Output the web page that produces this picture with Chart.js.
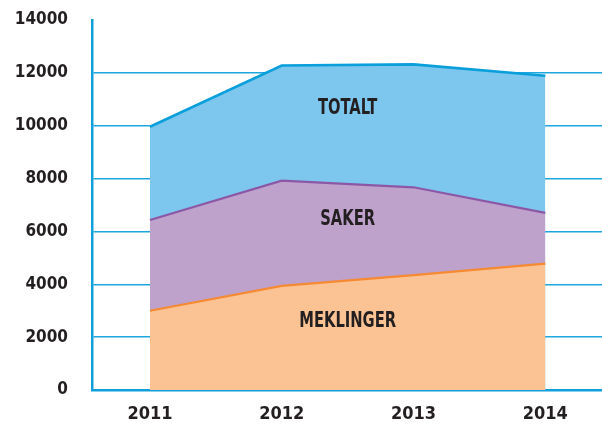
<!DOCTYPE html>
<html>
<head>
<meta charset="utf-8">
<script src="https://cdn.jsdelivr.net/npm/chart.js@4/dist/chart.umd.min.js"></script>
<style>
html,body{margin:0;padding:0;background:#fff;}
#wrap{position:relative;width:602px;height:427px;}
</style>
</head>
<body>
<div id="wrap"><canvas id="c" width="602" height="427"></canvas></div>
<script>
const categories = [2011, 2012, 2013, 2014];
const meklinger = [3000, 3940, 4350, 4780];
const saker = [6430, 7920, 7670, 6700];
const totalt = [9960, 12280, 12320, 11890];
const yTicks = [0, 2000, 4000, 6000, 8000, 10000, 12000, 14000];
const seriesNames = ['MEKLINGER', 'SAKER', 'TOTALT'];
const labelAnchorX = 2012.5;
const labelAnchorY = [2690, 6560, 10750];

const toPts = arr => arr.map((v, i) => ({x: categories[i], y: v}));

const textLabels = {
  id: 'textLabels',
  afterDatasetsDraw(chart) {
    const {ctx, scales} = chart;
    ctx.save();
    ctx.fillStyle = '#231f20';
    ctx.font = 'bold 21px "DejaVu Sans Condensed", "DejaVu Sans"';
    ctx.textAlign = 'center';
    ctx.textBaseline = 'middle';
    seriesNames.forEach((name, i) => {
      const x = scales.x.getPixelForValue(labelAnchorX);
      const y = scales.y.getPixelForValue(labelAnchorY[i]);
      ctx.save();
      ctx.translate(x, y + 2.5);
      ctx.scale(0.78, 1);
      ctx.fillText(name, 0, 0);
      ctx.restore();
    });
    ctx.restore();
  }
};

new Chart(document.getElementById('c'), {
  type: 'line',
  data: {
    datasets: [
      {label: seriesNames[0], data: toPts(meklinger), borderColor: '#f58a33', backgroundColor: '#fbc394', borderWidth: 2.2, fill: 'origin', pointRadius: 0, tension: 0},
      {label: seriesNames[1], data: toPts(saker), borderColor: '#8c58a6', backgroundColor: '#bea2cc', borderWidth: 2.2, fill: 'origin', pointRadius: 0, tension: 0},
      {label: seriesNames[2], data: toPts(totalt), borderColor: '#0a9fdb', backgroundColor: '#7dc6ee', borderWidth: 2.6, fill: 'origin', pointRadius: 0, tension: 0}
    ]
  },
  options: {
    responsive: false,
    animation: false,
    events: [],
    layout: {padding: {top: 20, right: 0, left: 0, bottom: 0}},
    plugins: {legend: {display: false}, tooltip: {enabled: false}},
    scales: {
      x: {
        type: 'linear',
        min: 2010.56,
        max: 2014.43,
        z: 1,
        afterFit(s) { s.height = 37; s.paddingLeft = 0; s.paddingRight = 0; },
        afterBuildTicks(s) { s.ticks = categories.map(v => ({value: v})); },
        grid: {display: false, drawTicks: false},
        border: {display: true, color: '#0f9fdb', width: 2.5},
        ticks: {
          padding: 14,
          color: '#231f20',
          font: {family: '"DejaVu Sans Condensed", "DejaVu Sans"', size: 18, weight: 'bold'},
          callback: v => String(v)
        }
      },
      y: {
        min: 0,
        max: 14000,
        z: 1,
        afterFit(s) { s.width = 92; s.paddingTop = 0; s.paddingBottom = 0; },
        afterBuildTicks(s) { s.ticks = yTicks.map(v => ({value: v})); },
        grid: {
          drawTicks: false,
          lineWidth: 1.4,
          color: ctx => (ctx.tick && (ctx.tick.value === 14000 || ctx.tick.value === 0)) ? 'rgba(0,0,0,0)' : '#1ea6de'
        },
        border: {display: true, color: '#0f9fdb', width: 2.5},
        ticks: {
          padding: 24,
          color: '#231f20',
          font: {family: '"DejaVu Sans Condensed", "DejaVu Sans"', size: 17, weight: 'bold'},
          callback: v => String(v)
        }
      }
    }
  },
  plugins: [textLabels]
});
</script>
</body>
</html>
++++++
• TASK INSTRUCTIONS: Reproduce the material above from its first line through the line containing "const toPts = arr", both ends included, and skip every picture.

• WRITTEN SOLUTION:
Output the web page that produces this picture with Chart.js.
<!DOCTYPE html>
<html>
<head>
<meta charset="utf-8">
<script src="https://cdn.jsdelivr.net/npm/chart.js@4/dist/chart.umd.min.js"></script>
<style>
html,body{margin:0;padding:0;background:#fff;}
#wrap{position:relative;width:602px;height:427px;}
</style>
</head>
<body>
<div id="wrap"><canvas id="c" width="602" height="427"></canvas></div>
<script>
const categories = [2011, 2012, 2013, 2014];
const meklinger = [3000, 3940, 4350, 4780];
const saker = [6430, 7920, 7670, 6700];
const totalt = [9960, 12280, 12320, 11890];
const yTicks = [0, 2000, 4000, 6000, 8000, 10000, 12000, 14000];
const seriesNames = ['MEKLINGER', 'SAKER', 'TOTALT'];
const labelAnchorX = 2012.5;
const labelAnchorY = [2690, 6560, 10750];

const toPts = arr => arr.map((v, i) => ({x: categories[i], y: v}));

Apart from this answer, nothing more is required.